The process of differentiating a non-profit implies that it does something other organizations in the community do not. In the business world, that thinking is a fact of life. In the non-profit world, it feels awkward and against their nature.
But it really doesn’t need to be. Every non-profit can have a unique value proposition that complements the role other non-profit organizations play in the community. It requires defining what they stand for. It requires a brand.
In our case, we started the brand development process when I first joined the board, but it didn’t take hold until we hired a new executive director who was willing to think differently and openly about the future. Then, everything fell in place. We were able to define what makes the organization unique, develop the vision and mission statements, and make the tough decisions that were needed to move in the right direction.
The result is an organization that has a new name, revenue and program model, board and staff structure, and marketing promise to the community. We call it the 34-year-old startup because we literally rethought everything. Most organizations will not need such an extreme makeover, but all can benefit from defining what makes them unique and taking actions to make that distinction stronger.
Marketing is a struggle for most non-profit organizations because they simply don’t have the staffing, funding and expertise to do it well. Take one look at the 2018 Marketing Technology Landscape Supergraphic and you’ll know why marketing scares the daylights out of most non-profits (and companies, for that matter).

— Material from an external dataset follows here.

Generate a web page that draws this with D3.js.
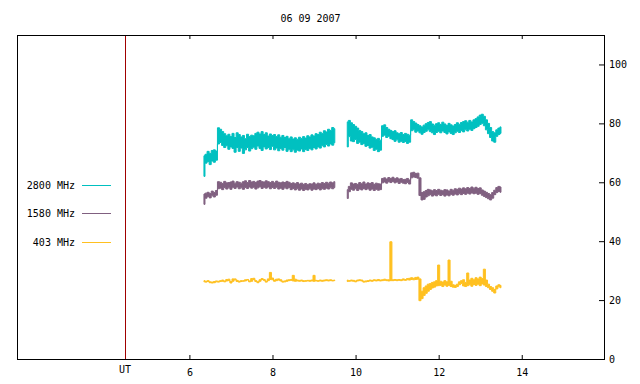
<!DOCTYPE html>
<head>
  <meta charset='utf-8'>
  <style>
    body { margin: 0; background: #fff; }
    svg text { font-family: 'DejaVu Sans Mono', monospace; font-size: 10px; fill: #000; }
    .frame { fill: none; stroke: #000; stroke-width: 1px; }
    .axis path.domain { display: none; }
    .axis .tick line { stroke: #000; }
  </style>
</head>
<body>
<script src='https://d3js.org/d3.v7.min.js'></script>
<script>
var
    W = 640,
    H = 384,
    box = {left: 17, right: 604, top: 35, bottom: 359};

// time axis (UT hours) and labels
var title = '06 09 2007',
    xTicks = [6, 8, 10, 12, 14],
    yTicks = [0, 20, 40, 60, 80, 100],
    utHour = 4.45,
    names = ['2800 MHz', '1580 MHz', '403 MHz'],
    colors = ['#00c0c0', '#806080', '#ffc020'],
    utColor = '#a00000';

// sample times, before and after the gap
var hours1 = [6.35,6.40,6.45,6.50,6.55,6.60,6.65,6.70,6.75,6.80,6.85,6.90,6.95,7.00,7.05,7.10,7.15,7.20,7.25,7.30,
    7.35,7.40,7.45,7.50,7.55,7.60,7.65,7.70,7.75,7.80,7.85,7.90,7.95,8.00,8.05,8.10,8.15,8.20,8.25,8.30,
    8.35,8.40,8.45,8.50,8.55,8.60,8.65,8.70,8.75,8.80,8.85,8.90,8.95,9.00,9.05,9.10,9.15,9.20,9.25,9.30,
    9.35,9.40,9.45,9.50];
var hours2 = [9.80,9.85,9.90,9.95,10.00,10.05,10.10,10.15,10.20,10.25,10.30,10.35,10.40,10.45,10.50,10.55,10.60,10.65,10.70,10.75,
    10.80,10.85,10.90,10.95,11.00,11.05,11.10,11.15,11.20,11.25,11.30,11.35,11.40,11.45,11.50,11.55,11.60,11.65,11.70,11.75,
    11.80,11.85,11.90,11.95,12.00,12.05,12.10,12.15,12.20,12.25,12.30,12.35,12.40,12.45,12.50,12.55,12.60,12.65,12.70,12.75,
    12.80,12.85,12.90,12.95,13.00,13.05,13.10,13.15,13.20,13.25,13.30,13.35,13.40,13.45,13.50];

// 2800 MHz: min / max of the flux in each sample
var lo2800a = [62,66.5,67,66,67.2,66.8,67.5,
    73,73.5,72.5,71.8,72.4,71.2,72,71.5,70.2,71.8,
    70.5,71.6,69.8,71,71.8,70.6,71.4,71.9,71.2,72.3,
    71.5,70.8,72,71.3,71.8,71.1,72.2,71,71.6,70.7,
    71.5,70.9,71.8,70.5,71.2,70.4,71,70.2,70.9,70.6,
    71.3,70.4,71.1,70.8,71.5,71,71.8,71.3,72,71.6,
    72.4,72,72.8,72.3,73,72.6,73.4];
var hi2800a = [69,69.5,70.5,69.8,70.8,71,70.6,
    78.5,78,77.2,76.5,75.8,76.3,75.5,76.6,75.2,76.8,
    76.2,75.4,75.9,74.8,76.3,75.5,76,75.8,76.6,77,
    76.4,77.2,76.2,76.8,75.7,76.4,75.9,76.2,75.5,76.1,
    75.3,75.9,75.2,75.6,74.8,75.4,74.7,75.1,74.6,75.3,
    74.9,75.5,75,75.8,75.4,76.1,75.7,76.5,76.2,77,
    76.6,77.5,77.1,78,77.6,78.6,78.2];
var lo2800b = [72,75.5,74,73.8,74.5,73.2,73.6,72.8,73.1,72.2,
    72.5,71.6,71.9,70.8,71.2,70.4,70.9,
    75.6,76,75.2,75.6,74.8,74.5,73.9,74.4,73.6,73.9,73.5,73.8,73.2,73.6,
    77.5,77.8,77,77.4,76.8,76.3,76.9,77.3,77.8,77.2,
    76.8,76.2,76.9,77.3,76.8,77.4,76.9,76.4,77.1,76.6,
    76.2,76.8,77.3,76.9,77.5,77.1,77.8,77.4,78,77.6,
    78.2,78.6,79,79.6,80,79.2,77.8,76.5,75.2,74,
    73.6,75.6,76.2,76.6];
var hi2800b = [80.5,81,80.2,79.6,79,78.4,77.6,77.2,76.5,76.8,
    75.9,76.2,75.4,75.1,74.6,74.9,74.3,
    79.2,79.5,78.6,78,77.6,77.2,77.5,76.8,76.5,76.9,76.2,76.6,76.3,76,
    81.2,80.6,80.1,79.6,79.2,78.8,79.4,79.9,80.3,80.6,
    79.8,79.4,79.9,80.2,79.6,80.4,79.8,79.3,80,79.5,
    79.1,79.6,80.2,79.7,80.3,80.6,80.9,80.4,81,80.5,
    81.2,81.6,82.2,82.8,83.1,82.4,81.2,80,78.6,77.2,
    76.8,77.8,78.4,78.8];

// 1580 MHz
var lo1580a = [52.5,54.6,55.2,54.7,55.4,55,55.6,
    57.8,58,57.5,58.2,57.7,58.1,57.6,58.3,57.9,58.4,
    57.8,58.1,57.6,58.2,57.9,58.4,58,58.3,57.7,58.1,
    58.5,57.9,58.3,58,58.4,57.8,58.2,57.9,58.3,57.7,
    58,57.6,58.1,57.8,58.2,57.5,57.9,57.4,57.8,57.3,
    57.7,57.2,57.6,57.4,57.8,57.3,57.7,57.5,57.9,57.4,
    57.8,57.6,58,57.7,58.1,57.8,58.2];
var hi1580a = [56,56.3,56.6,56.2,57,56.5,57.2,
    60.2,60,59.6,60.3,59.8,59.9,60.1,60.4,59.7,60.2,
    60,59.7,60.2,60.5,59.9,60.6,60.1,60.3,59.9,60.4,
    60.6,60.2,60.1,60.5,60.2,59.9,60.3,59.8,60.4,60,
    59.8,60.1,59.9,60.3,60,59.6,59.8,59.5,59.9,59.4,
    59.7,59.3,59.6,59.2,59.5,59.4,59.8,59.3,59.7,59.5,
    59.9,59.6,60,59.7,60.1,59.8,60.2];
var lo1580b = [54.5,56.8,57.6,57.3,57.8,57.2,57.7,57.4,57.9,57.5,
    57.8,57.3,57.7,57.2,57.6,57.3,57.5,
    59.8,60.1,59.7,60.2,59.9,60.3,59.8,60.1,59.6,60,59.7,59.5,59.9,59.4,
    61.5,61.8,61.6,61.4,
    55.5,54,54.2,55,55.4,55.8,
    55.3,55.7,55.4,55.9,55.5,55.8,55.3,55.7,55.4,55.9,
    55.6,56,55.7,56.1,55.8,56.2,55.9,56.3,56,56.4,
    56.1,56.3,55.9,56.2,55.6,55.2,54.8,54.4,54,54.6,
    55.8,56.5,56.9,56.6];
var hi1580b = [57.5,58.6,59.8,59.4,59.6,59.3,59.9,59.5,60.1,59.4,
    59.8,59.6,59.9,59.3,59.7,59.5,59.4,
    61.3,61.5,61.1,61.6,61.3,61.7,61.2,61.5,61.1,61.3,60.9,61,61.3,60.8,
    63.2,63.4,63,63.1,
    61.5,56.5,56.8,57.2,57.6,57.4,
    57.1,57.5,57.2,57.6,57.3,57.1,57.5,57.4,57,57.6,
    57.3,57.8,57.6,58,57.7,58.1,57.8,58.2,57.9,58.4,
    58,58.3,57.9,58.1,57.4,57,56.6,56.2,55.8,56.5,
    57.3,58.2,58.6,58.4];

// 403 MHz
var lo403a = [26.2,26.1,26.3,25.9,25.8,25.9,26.2,26.1,26.3,26.4,
    26.2,26.5,26.6,25.8,26.4,26.9,26.3,26.1,26.3,26.4,
    26.5,26.8,26.2,26.4,27,26.3,25.9,26.4,27,26.7,
    26.1,26.6,27,26.9,26.4,26.6,26.8,26.5,26.1,26.2,
    26.4,26.6,26.7,26.5,26.4,26.5,26.4,26.5,26.3,26.4,
    26.5,26.4,26.5,26.4,26.5,26.4,26.5,26.4,26.5,26.6,
    26.5,26.6,26.5,26.6];
var hi403a = [26.6,26.4,26.6,26.2,26.1,26.3,26.5,26.4,26.6,26.8,
    26.5,27,27.1,26.3,27.2,27.2,26.7,26.4,26.6,26.6,
    26.9,27,26.5,27.3,27.4,26.6,26.2,26.9,27.3,27,
    26.4,27.2,29.4,27.5,26.8,27.1,27.2,26.9,26.4,26.5,
    26.8,26.9,27,28.4,27.1,26.8,26.7,26.8,26.6,26.6,
    26.7,26.7,26.8,28.4,26.7,26.6,26.8,26.7,26.8,26.9,
    26.8,26.9,26.7,26.8];
var lo403b = [26.3,26.4,26.5,26.4,26.2,26.5,26.6,26.5,26.1,26.2,
    26.3,26.5,26.4,26.6,26.5,26.6,26.5,26.6,26.7,26.6,
    26.5,26.6,26.6,26.7,26.6,26.7,26.6,26.8,26.7,26.9,
    26.8,27,26.9,27,27.1,
    19.8,20.5,21.6,22.3,23,23.6,24.1,24.4,24.8,
    24.9,25,24.6,25.1,24.7,25,24.6,24.4,24.3,24.6,
    25.2,25.6,24.8,24.6,24.9,25.2,24.7,25.3,25,25.4,
    24.9,25.5,25.1,24.6,24.2,23.6,23,22.4,23.8,24.5,
    24.2];
var hi403b = [26.8,26.6,26.8,26.7,26.5,26.8,26.9,26.8,26.4,26.5,
    26.6,26.8,26.7,26.9,26.8,27,26.8,26.9,27.1,26.9,
    26.9,39.8,26.9,27,26.9,27,26.9,27.2,27,27.3,
    27.4,27.6,27.4,27.7,27.8,
    27.2,23,24.2,24.8,25.4,25.6,26,26.2,26.6,
    31.9,26.4,26.1,26.6,26.2,33.6,26.4,25.2,25,25.4,
    26.2,26.6,26.9,26,29.2,26.8,27.4,26.9,27.6,27.2,
    27.8,27.3,30.5,26.8,25.4,24.6,24.2,23.6,24.8,25.2,
    25];

var series = [
    {lo: [lo2800a, lo2800b], hi: [hi2800a, hi2800b]},
    {lo: [lo1580a, lo1580b], hi: [hi1580a, hi1580b]},
    {lo: [lo403a, lo403b], hi: [hi403a, hi403b]}
];

var
    x = d3.scaleLinear()
        .domain([1.85, 15.98])
        .range([box.left, box.right]),
    y = d3.scaleLinear()
        .domain([0, 110])
        .range([box.bottom, box.top]),
    band = d3.area()
        .x(function(d) { return x(d[0]); })
        .y0(function(d) { return y(d[1]); })
        .y1(function(d) { return y(d[2]); })
        .curve(d3.curveStep);

var svg = d3.select('body')
    .append('svg')
        .attr('width', W)
        .attr('height', H);

svg.append('text')
    .attr('x', (box.left + box.right) / 2)
    .attr('y', 22)
    .attr('text-anchor', 'middle')
    .text(title);

// series bands, one path per segment so the gap stays open
series.forEach(function(s, k) {
    [hours1, hours2].forEach(function(hrs, j) {
        svg.append('path')
            .datum(d3.zip(hrs, s.lo[j], s.hi[j]))
            .attr('fill', colors[k])
            .attr('stroke', colors[k])
            .attr('stroke-width', 1)
            .attr('d', band);
    });
});

var utX = Math.round(x(utHour)) + 0.5;
svg.append('line')
    .attr('x1', utX)
    .attr('x2', utX)
    .attr('y1', box.top)
    .attr('y2', box.bottom)
    .attr('stroke', utColor)
    .attr('stroke-width', 1);

svg.append('rect')
    .attr('class', 'frame')
    .attr('x', box.left + 0.5)
    .attr('y', box.top + 0.5)
    .attr('width', box.right - box.left)
    .attr('height', box.bottom - box.top);

svg.append('g')
    .attr('class', 'axis')
    .attr('transform', 'translate(0,' + box.bottom + ')')
    .call(d3.axisBottom(x).tickValues(xTicks).tickSize(-4).tickPadding(10).tickFormat(d3.format('d')));

svg.append('g')
    .attr('class', 'axis')
    .attr('transform', 'translate(0,' + box.top + ')')
    .call(d3.axisTop(x).tickValues(xTicks).tickSize(-4).tickFormat(''));

svg.append('g')
    .attr('class', 'axis')
    .attr('transform', 'translate(' + box.right + ',0)')
    .call(d3.axisRight(y).tickValues(yTicks).tickSize(-5).tickPadding(5));

svg.selectAll('.axis text')
    .style('font-family', "'DejaVu Sans Mono', monospace")
    .style('font-size', '10px');

svg.append('text')
    .attr('x', x(utHour))
    .attr('y', 373)
    .attr('text-anchor', 'middle')
    .text('UT');

// legend on the left
var legendY = [185, 213, 242];
var legend = svg.selectAll('.legend')
    .data(names.map(function(n, i) { return {name: n, color: colors[i], y: legendY[i]}; }))
    .enter().append('g')
    .attr('class', 'legend')
    .attr('transform', function(d) { return 'translate(0,' + d.y + ')'; });

legend.append('text')
    .attr('x', 75)
    .attr('y', 4)
    .attr('text-anchor', 'end')
    .text(function(d) { return d.name; });

legend.append('line')
    .attr('x1', 82)
    .attr('x2', 111)
    .attr('y1', 0.5)
    .attr('y2', 0.5)
    .attr('stroke', function(d) { return d.color; })
    .attr('stroke-width', 1);
</script>
</body>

Fortunately, they are willing to learn.
Corporate and agency marketing professionals can make a huge difference by helping a non-profit develop target audience personas, shape how the story is told, and put a simple infrastructure in place for a digital marketing program. With some guidelines and training, the non-profit staff can take it from there.
So, what’s in it for you?
Not that you are in it for you, but there is a proven benefit to companies that get involved in the community. Studies show that Millennials and many other employees seek to work for companies that have a sense of purpose. People want work that has meaning. Involvement in the community not only meets that need but it also develops your employees professionally in ways that come back to benefit your company. Deloitte has some excellent research on the benefits of corporate community engagement if you are interested.